OCEAN Voyage 14 was scheduled to sail on May 31st, the official beginning of the hurricane season in both the Atlantic and Pacific Oceans. Storms at sea are a normal and unavoidable reality however, weather experts were predicting that this season would have more named storms than typical because of a combination of a weak El Niño, above-average ocean-surface temperatures, and weaker vertical wind shear.

With that prediction noted in the ship’s log, Voyage 14 departed the port of Savannah, GA on schedule. True to prediction, heavy seas and powerful winds were encountered 450 nautical miles north of the Panama Canal.

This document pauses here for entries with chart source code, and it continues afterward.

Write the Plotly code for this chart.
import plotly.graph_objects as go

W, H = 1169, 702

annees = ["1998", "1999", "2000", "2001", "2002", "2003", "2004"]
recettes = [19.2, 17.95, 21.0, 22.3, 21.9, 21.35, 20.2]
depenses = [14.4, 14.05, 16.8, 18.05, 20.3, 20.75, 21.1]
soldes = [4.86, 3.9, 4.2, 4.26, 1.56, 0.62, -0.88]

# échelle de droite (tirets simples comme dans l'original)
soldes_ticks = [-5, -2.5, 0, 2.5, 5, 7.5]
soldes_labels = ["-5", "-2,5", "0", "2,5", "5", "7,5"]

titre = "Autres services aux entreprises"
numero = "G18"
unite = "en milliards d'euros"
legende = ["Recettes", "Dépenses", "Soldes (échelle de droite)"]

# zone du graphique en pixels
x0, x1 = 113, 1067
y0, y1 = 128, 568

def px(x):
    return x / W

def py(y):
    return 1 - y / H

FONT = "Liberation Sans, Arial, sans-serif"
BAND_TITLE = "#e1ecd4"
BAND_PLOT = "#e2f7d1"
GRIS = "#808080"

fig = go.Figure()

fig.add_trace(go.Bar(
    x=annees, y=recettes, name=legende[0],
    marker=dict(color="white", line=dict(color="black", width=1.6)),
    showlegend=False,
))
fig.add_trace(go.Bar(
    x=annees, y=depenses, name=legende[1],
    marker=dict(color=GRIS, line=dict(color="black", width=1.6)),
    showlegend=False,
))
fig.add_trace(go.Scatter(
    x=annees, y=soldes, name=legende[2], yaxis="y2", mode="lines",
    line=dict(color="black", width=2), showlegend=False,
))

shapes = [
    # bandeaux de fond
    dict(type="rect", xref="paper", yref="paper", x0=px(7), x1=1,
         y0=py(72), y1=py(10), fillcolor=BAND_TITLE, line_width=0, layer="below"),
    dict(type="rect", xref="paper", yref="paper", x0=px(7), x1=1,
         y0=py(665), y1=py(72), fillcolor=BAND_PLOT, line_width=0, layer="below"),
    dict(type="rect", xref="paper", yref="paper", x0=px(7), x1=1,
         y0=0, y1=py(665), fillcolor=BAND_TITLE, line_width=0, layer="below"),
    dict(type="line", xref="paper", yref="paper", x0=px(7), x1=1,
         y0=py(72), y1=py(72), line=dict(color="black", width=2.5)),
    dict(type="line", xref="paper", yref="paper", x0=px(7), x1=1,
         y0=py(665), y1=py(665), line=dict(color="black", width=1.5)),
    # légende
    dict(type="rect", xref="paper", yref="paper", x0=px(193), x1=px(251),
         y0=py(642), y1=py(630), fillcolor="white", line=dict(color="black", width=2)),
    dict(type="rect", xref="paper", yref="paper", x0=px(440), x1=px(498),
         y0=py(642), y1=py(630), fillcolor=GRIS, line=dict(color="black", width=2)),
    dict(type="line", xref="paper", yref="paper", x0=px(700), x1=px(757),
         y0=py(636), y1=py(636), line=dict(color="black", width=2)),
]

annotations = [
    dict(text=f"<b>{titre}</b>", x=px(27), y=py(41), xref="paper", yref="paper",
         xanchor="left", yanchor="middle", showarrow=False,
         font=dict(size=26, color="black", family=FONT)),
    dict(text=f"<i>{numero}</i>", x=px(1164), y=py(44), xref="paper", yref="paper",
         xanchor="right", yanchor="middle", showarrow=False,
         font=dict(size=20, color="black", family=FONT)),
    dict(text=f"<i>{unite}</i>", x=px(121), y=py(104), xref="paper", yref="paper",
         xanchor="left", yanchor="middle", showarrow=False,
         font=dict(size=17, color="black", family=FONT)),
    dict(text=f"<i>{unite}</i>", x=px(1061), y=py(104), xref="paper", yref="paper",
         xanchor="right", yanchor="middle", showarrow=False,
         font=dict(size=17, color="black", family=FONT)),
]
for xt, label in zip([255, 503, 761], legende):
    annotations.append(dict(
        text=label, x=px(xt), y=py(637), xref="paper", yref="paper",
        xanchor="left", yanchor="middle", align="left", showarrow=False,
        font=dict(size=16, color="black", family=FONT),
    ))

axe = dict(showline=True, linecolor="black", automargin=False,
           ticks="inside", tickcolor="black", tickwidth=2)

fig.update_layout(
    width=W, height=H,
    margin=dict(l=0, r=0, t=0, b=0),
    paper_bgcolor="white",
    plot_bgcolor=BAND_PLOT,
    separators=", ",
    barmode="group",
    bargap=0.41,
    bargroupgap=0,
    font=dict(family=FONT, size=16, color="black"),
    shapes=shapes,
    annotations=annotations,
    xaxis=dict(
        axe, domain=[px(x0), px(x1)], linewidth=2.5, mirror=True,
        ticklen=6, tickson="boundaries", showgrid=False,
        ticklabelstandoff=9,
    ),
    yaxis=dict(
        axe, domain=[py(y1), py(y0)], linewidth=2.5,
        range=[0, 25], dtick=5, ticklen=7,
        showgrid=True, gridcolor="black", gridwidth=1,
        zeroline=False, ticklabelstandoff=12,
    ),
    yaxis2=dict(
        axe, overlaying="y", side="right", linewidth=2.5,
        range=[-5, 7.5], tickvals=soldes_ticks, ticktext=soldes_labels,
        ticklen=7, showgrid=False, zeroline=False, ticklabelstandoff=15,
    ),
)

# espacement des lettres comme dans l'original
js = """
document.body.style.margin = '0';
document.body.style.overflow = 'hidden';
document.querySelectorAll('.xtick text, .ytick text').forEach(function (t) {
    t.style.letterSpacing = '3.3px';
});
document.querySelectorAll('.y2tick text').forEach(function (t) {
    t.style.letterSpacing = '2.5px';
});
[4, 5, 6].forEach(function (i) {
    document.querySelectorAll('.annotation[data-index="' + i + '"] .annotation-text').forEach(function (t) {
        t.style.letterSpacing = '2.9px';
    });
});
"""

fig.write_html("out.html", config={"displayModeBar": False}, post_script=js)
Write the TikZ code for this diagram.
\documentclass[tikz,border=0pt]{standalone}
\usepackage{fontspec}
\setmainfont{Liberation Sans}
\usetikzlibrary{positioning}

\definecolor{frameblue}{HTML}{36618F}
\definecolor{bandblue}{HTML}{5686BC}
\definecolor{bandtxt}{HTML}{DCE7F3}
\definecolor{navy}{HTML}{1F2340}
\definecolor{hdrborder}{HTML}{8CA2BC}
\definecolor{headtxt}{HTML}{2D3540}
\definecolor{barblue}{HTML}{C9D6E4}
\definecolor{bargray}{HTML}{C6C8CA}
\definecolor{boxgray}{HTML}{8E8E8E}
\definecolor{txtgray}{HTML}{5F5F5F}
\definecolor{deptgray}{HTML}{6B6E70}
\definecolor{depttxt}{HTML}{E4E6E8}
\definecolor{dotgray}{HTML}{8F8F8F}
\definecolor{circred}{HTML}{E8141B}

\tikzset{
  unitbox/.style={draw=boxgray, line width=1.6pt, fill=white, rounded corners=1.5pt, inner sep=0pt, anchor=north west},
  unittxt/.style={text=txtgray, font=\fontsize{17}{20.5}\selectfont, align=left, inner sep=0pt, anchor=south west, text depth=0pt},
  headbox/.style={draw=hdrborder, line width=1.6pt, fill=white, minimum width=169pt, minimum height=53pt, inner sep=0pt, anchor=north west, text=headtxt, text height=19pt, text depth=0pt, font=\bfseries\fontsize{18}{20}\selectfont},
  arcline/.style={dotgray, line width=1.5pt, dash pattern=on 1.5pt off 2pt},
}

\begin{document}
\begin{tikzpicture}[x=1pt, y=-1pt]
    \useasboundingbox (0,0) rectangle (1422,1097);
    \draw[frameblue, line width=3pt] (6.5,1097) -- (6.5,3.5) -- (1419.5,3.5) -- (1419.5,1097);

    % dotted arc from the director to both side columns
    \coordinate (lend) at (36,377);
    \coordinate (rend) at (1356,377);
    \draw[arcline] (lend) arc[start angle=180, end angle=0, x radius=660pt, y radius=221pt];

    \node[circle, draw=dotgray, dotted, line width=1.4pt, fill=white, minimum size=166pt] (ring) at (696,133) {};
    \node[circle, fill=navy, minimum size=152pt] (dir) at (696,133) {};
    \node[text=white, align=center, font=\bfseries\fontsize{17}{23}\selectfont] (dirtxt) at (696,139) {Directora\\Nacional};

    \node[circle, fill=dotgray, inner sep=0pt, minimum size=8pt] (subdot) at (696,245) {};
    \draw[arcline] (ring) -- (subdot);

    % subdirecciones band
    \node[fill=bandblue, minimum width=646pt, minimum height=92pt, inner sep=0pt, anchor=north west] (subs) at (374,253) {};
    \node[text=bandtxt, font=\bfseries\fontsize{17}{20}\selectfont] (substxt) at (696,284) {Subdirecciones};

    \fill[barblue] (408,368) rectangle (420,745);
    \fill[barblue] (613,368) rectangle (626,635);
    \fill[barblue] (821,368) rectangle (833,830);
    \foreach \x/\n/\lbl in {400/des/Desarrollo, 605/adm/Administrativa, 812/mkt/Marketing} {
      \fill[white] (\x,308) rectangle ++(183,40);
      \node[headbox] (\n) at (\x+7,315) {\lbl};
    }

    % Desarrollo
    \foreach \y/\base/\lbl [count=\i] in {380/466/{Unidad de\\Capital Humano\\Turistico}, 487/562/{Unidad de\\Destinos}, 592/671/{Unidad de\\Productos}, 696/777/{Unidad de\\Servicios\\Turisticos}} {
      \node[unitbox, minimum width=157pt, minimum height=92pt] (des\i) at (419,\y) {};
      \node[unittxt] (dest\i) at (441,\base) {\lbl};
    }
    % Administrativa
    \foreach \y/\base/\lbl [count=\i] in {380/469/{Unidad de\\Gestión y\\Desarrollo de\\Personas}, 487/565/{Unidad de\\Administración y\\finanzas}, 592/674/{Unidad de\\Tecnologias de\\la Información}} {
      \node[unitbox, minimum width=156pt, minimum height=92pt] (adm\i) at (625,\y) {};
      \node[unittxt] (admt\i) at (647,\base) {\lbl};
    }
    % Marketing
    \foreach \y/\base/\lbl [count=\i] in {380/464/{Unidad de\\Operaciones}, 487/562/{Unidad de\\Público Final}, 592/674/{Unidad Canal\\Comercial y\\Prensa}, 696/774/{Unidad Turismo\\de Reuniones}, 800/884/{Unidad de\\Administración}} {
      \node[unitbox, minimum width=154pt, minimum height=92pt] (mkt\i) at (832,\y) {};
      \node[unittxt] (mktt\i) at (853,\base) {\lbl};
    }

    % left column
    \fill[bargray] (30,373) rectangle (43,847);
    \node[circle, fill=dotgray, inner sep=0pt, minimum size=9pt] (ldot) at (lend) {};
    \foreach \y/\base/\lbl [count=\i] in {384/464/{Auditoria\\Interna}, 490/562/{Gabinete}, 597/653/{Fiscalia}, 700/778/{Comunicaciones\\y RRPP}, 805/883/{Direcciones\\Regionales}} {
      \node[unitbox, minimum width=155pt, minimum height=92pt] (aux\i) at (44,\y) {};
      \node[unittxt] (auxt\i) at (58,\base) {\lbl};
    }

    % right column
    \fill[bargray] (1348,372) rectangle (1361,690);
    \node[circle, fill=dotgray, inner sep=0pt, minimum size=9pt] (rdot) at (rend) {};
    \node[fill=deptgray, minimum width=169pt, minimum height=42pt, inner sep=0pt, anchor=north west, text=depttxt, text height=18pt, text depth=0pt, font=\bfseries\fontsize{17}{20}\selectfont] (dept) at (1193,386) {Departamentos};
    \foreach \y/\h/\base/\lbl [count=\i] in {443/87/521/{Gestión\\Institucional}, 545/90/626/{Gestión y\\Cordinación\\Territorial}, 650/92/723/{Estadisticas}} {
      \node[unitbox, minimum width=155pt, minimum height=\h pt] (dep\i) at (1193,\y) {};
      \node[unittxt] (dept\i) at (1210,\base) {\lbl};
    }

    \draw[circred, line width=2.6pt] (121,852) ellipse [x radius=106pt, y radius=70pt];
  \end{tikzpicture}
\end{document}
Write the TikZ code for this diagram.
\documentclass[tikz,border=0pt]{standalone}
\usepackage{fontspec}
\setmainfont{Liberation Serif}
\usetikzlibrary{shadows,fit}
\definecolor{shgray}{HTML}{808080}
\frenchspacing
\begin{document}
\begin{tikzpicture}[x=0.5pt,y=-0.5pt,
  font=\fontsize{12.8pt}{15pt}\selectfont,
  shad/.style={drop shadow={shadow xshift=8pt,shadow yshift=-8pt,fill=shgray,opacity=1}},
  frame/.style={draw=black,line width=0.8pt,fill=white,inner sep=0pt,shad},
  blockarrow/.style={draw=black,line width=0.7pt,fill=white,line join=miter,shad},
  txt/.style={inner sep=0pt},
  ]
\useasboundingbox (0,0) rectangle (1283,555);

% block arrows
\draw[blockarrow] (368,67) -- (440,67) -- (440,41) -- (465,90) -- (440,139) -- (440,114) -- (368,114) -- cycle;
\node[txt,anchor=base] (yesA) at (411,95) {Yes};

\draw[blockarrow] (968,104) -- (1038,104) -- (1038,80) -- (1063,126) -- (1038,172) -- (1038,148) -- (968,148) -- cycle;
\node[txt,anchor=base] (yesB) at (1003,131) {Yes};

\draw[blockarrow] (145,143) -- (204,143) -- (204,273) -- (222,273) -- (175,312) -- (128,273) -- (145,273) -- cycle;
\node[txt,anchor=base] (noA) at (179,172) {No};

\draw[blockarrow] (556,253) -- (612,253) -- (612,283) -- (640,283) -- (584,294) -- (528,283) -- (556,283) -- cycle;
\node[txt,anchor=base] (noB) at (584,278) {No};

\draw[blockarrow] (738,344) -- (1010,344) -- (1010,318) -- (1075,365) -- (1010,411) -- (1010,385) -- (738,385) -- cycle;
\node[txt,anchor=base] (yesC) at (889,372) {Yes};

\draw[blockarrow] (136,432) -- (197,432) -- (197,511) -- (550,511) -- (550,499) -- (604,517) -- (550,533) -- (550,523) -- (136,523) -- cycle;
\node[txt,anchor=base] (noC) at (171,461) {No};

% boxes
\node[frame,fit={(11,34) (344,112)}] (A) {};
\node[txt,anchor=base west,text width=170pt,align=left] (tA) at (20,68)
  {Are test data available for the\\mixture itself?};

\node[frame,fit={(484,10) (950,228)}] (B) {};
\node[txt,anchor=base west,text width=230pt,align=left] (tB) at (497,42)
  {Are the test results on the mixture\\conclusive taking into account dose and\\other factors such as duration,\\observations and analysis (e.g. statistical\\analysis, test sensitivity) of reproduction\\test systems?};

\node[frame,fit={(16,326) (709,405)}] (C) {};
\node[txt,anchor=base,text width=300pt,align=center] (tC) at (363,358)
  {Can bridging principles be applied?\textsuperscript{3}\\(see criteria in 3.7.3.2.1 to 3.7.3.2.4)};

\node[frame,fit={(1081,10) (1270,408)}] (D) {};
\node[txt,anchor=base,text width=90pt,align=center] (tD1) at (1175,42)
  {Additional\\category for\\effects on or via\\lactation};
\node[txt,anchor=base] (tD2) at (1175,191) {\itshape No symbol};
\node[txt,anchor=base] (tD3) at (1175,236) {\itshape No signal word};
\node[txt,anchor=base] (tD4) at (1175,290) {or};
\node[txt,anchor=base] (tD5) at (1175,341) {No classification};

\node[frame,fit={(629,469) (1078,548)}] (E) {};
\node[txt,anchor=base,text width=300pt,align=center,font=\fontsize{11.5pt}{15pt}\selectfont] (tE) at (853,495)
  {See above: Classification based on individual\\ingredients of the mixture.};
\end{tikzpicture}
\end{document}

By June 2nd there were four named tropical storms working their way across the Atlantic from the coast of Africa and all were cranking up to hurricane level.

At sea, a tropical storm warning is a warning issued by the National Weather Service of the United States when winds between 48 knots (89 km/h, 55 mph) and 63 knots (117 km/h, 73 mph) are occurring or predicted to occur soon. In US maritime warning flag systems, a red square flag with a black square in the middle is used to indicate a tropical storm warning. The use of two such flags denotes a hurricane force wind warning of 74 mph and above. With sustained winds of 58 mph, gusting to 70 mph, a single red and black flag was run up the ship’s mast.

Voyage 14 reached the Panama Canal without having to raise a second red and black flag, but they were far from being out of harms way. The 2017 Pacific hurricane season was also predicted to be the worst in two decades.

Tropical cyclones form all around the world, generally about 300 miles (480 kilometers) north or south of the equator. When they form in the Atlantic or Eastern Pacific, the storms are called hurricanes. In the western North Pacific, they are called typhoons and in the South Pacific and Indian Ocean, they are called cyclones.

There has to be “a perfect storm” of conditions for a hurricane to form: water that is at least 80 degrees Fahrenheit (26.6 Celsius), relatively moist air, very warm surface temperatures, a continuous evaporation and condensation cycle, wind patterns of varying directions that collide, and a difference in air pressure between the surface and high altitude. A good deal of the way through the Pacific Basin and back through the Panama Canal, Voyage 14 sailed under these conditions and had to deploy the double red and black hurricane warning five times.

The Pacific hurricane season spawned 31 named storms and ended with Super Typhoon Lan hitting Kyushu, Japan. The Atlantic hurricane season saw 20 named storms, six category 3 and an unprecedented three category 5 hurricanes and ended with category 2 Ophelia tracking all the way to Ireland and the UK. With the beating OCEAN Voyage 14 took throughout the 2017 hurricane season, it is poetic justice that this record breaker and survivor be released at Cask Strength.